Data shown
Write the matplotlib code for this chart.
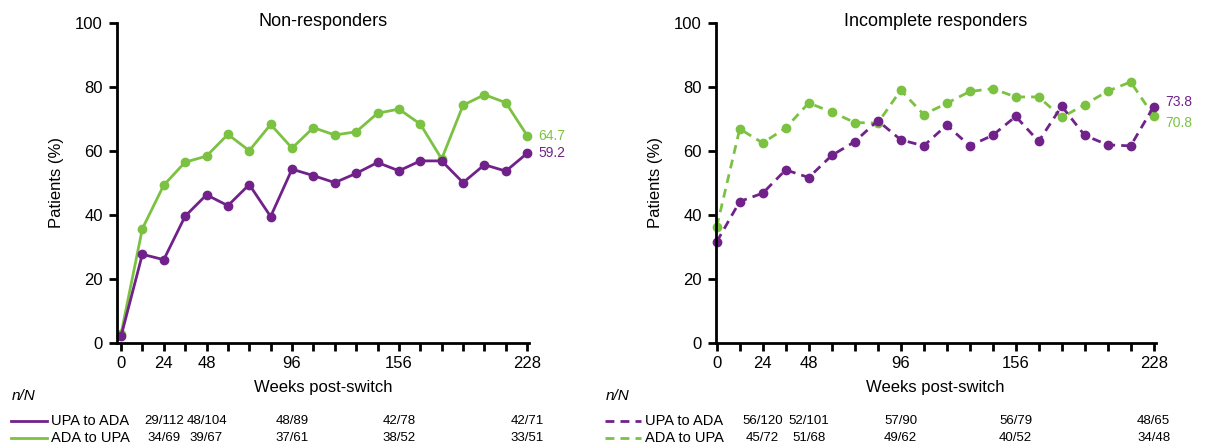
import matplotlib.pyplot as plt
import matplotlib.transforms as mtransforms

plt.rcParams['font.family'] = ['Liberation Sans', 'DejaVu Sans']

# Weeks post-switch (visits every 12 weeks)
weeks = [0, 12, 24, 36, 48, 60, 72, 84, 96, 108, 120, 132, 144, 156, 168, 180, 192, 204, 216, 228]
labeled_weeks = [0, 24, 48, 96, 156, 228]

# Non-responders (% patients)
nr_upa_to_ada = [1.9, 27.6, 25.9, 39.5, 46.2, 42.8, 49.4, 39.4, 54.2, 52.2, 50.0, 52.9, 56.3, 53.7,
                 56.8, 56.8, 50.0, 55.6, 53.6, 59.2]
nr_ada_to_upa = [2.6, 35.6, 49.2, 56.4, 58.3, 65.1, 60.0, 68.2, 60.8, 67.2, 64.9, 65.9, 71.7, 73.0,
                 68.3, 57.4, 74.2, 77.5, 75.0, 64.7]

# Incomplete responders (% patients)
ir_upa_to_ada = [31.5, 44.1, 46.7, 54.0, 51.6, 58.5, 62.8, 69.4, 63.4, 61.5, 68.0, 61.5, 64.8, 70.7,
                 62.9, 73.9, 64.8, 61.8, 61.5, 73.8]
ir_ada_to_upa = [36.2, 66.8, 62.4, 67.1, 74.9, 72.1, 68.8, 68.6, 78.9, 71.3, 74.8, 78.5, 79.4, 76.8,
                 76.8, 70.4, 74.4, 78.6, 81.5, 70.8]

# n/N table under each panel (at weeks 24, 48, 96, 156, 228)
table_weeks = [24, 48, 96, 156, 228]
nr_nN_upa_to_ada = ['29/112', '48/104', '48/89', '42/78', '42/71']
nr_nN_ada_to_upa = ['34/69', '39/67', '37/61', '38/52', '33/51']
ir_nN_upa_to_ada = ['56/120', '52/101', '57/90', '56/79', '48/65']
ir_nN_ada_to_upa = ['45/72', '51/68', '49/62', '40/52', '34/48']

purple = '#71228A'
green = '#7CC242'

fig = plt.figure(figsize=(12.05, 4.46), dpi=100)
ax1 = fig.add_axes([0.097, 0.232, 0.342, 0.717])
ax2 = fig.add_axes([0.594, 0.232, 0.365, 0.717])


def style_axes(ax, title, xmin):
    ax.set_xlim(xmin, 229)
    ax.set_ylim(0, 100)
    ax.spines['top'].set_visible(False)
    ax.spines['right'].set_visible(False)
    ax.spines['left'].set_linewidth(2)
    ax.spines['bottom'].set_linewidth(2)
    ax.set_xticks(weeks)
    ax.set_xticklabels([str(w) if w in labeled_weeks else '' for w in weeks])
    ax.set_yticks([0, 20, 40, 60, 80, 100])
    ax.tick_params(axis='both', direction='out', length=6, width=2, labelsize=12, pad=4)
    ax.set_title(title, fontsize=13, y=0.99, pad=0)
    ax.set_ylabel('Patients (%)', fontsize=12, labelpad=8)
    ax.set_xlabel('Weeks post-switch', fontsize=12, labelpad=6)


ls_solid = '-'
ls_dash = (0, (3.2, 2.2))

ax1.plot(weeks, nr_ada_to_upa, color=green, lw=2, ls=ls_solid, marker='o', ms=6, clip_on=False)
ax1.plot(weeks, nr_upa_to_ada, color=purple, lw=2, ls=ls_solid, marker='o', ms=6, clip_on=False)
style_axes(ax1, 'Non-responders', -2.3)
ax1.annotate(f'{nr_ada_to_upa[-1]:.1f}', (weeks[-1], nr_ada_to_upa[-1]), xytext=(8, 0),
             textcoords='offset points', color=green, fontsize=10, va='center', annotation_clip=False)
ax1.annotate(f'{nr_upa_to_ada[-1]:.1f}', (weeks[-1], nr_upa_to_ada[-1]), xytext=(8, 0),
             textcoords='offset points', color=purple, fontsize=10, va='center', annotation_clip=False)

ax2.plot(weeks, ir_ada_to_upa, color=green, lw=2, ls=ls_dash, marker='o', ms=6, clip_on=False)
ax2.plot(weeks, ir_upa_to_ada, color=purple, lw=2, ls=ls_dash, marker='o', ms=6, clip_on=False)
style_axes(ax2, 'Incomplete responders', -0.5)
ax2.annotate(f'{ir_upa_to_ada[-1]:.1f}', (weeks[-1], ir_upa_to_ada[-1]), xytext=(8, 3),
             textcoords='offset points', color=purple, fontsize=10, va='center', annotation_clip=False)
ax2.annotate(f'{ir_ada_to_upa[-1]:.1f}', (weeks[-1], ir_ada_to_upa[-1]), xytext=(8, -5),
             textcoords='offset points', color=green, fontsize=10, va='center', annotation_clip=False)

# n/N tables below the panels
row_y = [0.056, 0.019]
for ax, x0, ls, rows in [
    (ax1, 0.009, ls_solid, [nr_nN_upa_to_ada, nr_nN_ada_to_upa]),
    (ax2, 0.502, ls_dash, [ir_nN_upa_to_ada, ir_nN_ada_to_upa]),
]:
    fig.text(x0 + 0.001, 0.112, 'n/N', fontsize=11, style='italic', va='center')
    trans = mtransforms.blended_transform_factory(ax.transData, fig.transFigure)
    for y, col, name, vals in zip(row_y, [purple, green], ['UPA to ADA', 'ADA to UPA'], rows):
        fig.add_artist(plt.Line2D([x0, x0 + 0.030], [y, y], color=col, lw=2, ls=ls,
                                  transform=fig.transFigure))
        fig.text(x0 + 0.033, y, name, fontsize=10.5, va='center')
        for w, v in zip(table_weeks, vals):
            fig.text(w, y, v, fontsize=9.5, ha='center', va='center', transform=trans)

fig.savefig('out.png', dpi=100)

Challenge
Without the pictures, retype the whole of the material above exactly.

Response to this exercise
Write the matplotlib code for this chart.
import matplotlib.pyplot as plt
import matplotlib.transforms as mtransforms

plt.rcParams['font.family'] = ['Liberation Sans', 'DejaVu Sans']

# Weeks post-switch (visits every 12 weeks)
weeks = [0, 12, 24, 36, 48, 60, 72, 84, 96, 108, 120, 132, 144, 156, 168, 180, 192, 204, 216, 228]
labeled_weeks = [0, 24, 48, 96, 156, 228]

# Non-responders (% patients)
nr_upa_to_ada = [1.9, 27.6, 25.9, 39.5, 46.2, 42.8, 49.4, 39.4, 54.2, 52.2, 50.0, 52.9, 56.3, 53.7,
                 56.8, 56.8, 50.0, 55.6, 53.6, 59.2]
nr_ada_to_upa = [2.6, 35.6, 49.2, 56.4, 58.3, 65.1, 60.0, 68.2, 60.8, 67.2, 64.9, 65.9, 71.7, 73.0,
                 68.3, 57.4, 74.2, 77.5, 75.0, 64.7]

# Incomplete responders (% patients)
ir_upa_to_ada = [31.5, 44.1, 46.7, 54.0, 51.6, 58.5, 62.8, 69.4, 63.4, 61.5, 68.0, 61.5, 64.8, 70.7,
                 62.9, 73.9, 64.8, 61.8, 61.5, 73.8]
ir_ada_to_upa = [36.2, 66.8, 62.4, 67.1, 74.9, 72.1, 68.8, 68.6, 78.9, 71.3, 74.8, 78.5, 79.4, 76.8,
                 76.8, 70.4, 74.4, 78.6, 81.5, 70.8]

# n/N table under each panel (at weeks 24, 48, 96, 156, 228)
table_weeks = [24, 48, 96, 156, 228]
nr_nN_upa_to_ada = ['29/112', '48/104', '48/89', '42/78', '42/71']
nr_nN_ada_to_upa = ['34/69', '39/67', '37/61', '38/52', '33/51']
ir_nN_upa_to_ada = ['56/120', '52/101', '57/90', '56/79', '48/65']
ir_nN_ada_to_upa = ['45/72', '51/68', '49/62', '40/52', '34/48']

purple = '#71228A'
green = '#7CC242'

fig = plt.figure(figsize=(12.05, 4.46), dpi=100)
ax1 = fig.add_axes([0.097, 0.232, 0.342, 0.717])
ax2 = fig.add_axes([0.594, 0.232, 0.365, 0.717])


def style_axes(ax, title, xmin):
    ax.set_xlim(xmin, 229)
    ax.set_ylim(0, 100)
    ax.spines['top'].set_visible(False)
    ax.spines['right'].set_visible(False)
    ax.spines['left'].set_linewidth(2)
    ax.spines['bottom'].set_linewidth(2)
    ax.set_xticks(weeks)
    ax.set_xticklabels([str(w) if w in labeled_weeks else '' for w in weeks])
    ax.set_yticks([0, 20, 40, 60, 80, 100])
    ax.tick_params(axis='both', direction='out', length=6, width=2, labelsize=12, pad=4)
    ax.set_title(title, fontsize=13, y=0.99, pad=0)
    ax.set_ylabel('Patients (%)', fontsize=12, labelpad=8)
    ax.set_xlabel('Weeks post-switch', fontsize=12, labelpad=6)


ls_solid = '-'
ls_dash = (0, (3.2, 2.2))

ax1.plot(weeks, nr_ada_to_upa, color=green, lw=2, ls=ls_solid, marker='o', ms=6, clip_on=False)
ax1.plot(weeks, nr_upa_to_ada, color=purple, lw=2, ls=ls_solid, marker='o', ms=6, clip_on=False)
style_axes(ax1, 'Non-responders', -2.3)
ax1.annotate(f'{nr_ada_to_upa[-1]:.1f}', (weeks[-1], nr_ada_to_upa[-1]), xytext=(8, 0),
             textcoords='offset points', color=green, fontsize=10, va='center', annotation_clip=False)
ax1.annotate(f'{nr_upa_to_ada[-1]:.1f}', (weeks[-1], nr_upa_to_ada[-1]), xytext=(8, 0),
             textcoords='offset points', color=purple, fontsize=10, va='center', annotation_clip=False)

ax2.plot(weeks, ir_ada_to_upa, color=green, lw=2, ls=ls_dash, marker='o', ms=6, clip_on=False)
ax2.plot(weeks, ir_upa_to_ada, color=purple, lw=2, ls=ls_dash, marker='o', ms=6, clip_on=False)
style_axes(ax2, 'Incomplete responders', -0.5)
ax2.annotate(f'{ir_upa_to_ada[-1]:.1f}', (weeks[-1], ir_upa_to_ada[-1]), xytext=(8, 3),
             textcoords='offset points', color=purple, fontsize=10, va='center', annotation_clip=False)
ax2.annotate(f'{ir_ada_to_upa[-1]:.1f}', (weeks[-1], ir_ada_to_upa[-1]), xytext=(8, -5),
             textcoords='offset points', color=green, fontsize=10, va='center', annotation_clip=False)

# n/N tables below the panels
row_y = [0.056, 0.019]
for ax, x0, ls, rows in [
    (ax1, 0.009, ls_solid, [nr_nN_upa_to_ada, nr_nN_ada_to_upa]),
    (ax2, 0.502, ls_dash, [ir_nN_upa_to_ada, ir_nN_ada_to_upa]),
]:
    fig.text(x0 + 0.001, 0.112, 'n/N', fontsize=11, style='italic', va='center')
    trans = mtransforms.blended_transform_factory(ax.transData, fig.transFigure)
    for y, col, name, vals in zip(row_y, [purple, green], ['UPA to ADA', 'ADA to UPA'], rows):
        fig.add_artist(plt.Line2D([x0, x0 + 0.030], [y, y], color=col, lw=2, ls=ls,
                                  transform=fig.transFigure))
        fig.text(x0 + 0.033, y, name, fontsize=10.5, va='center')
        for w, v in zip(table_weeks, vals):
            fig.text(w, y, v, fontsize=9.5, ha='center', va='center', transform=trans)

fig.savefig('out.png', dpi=100)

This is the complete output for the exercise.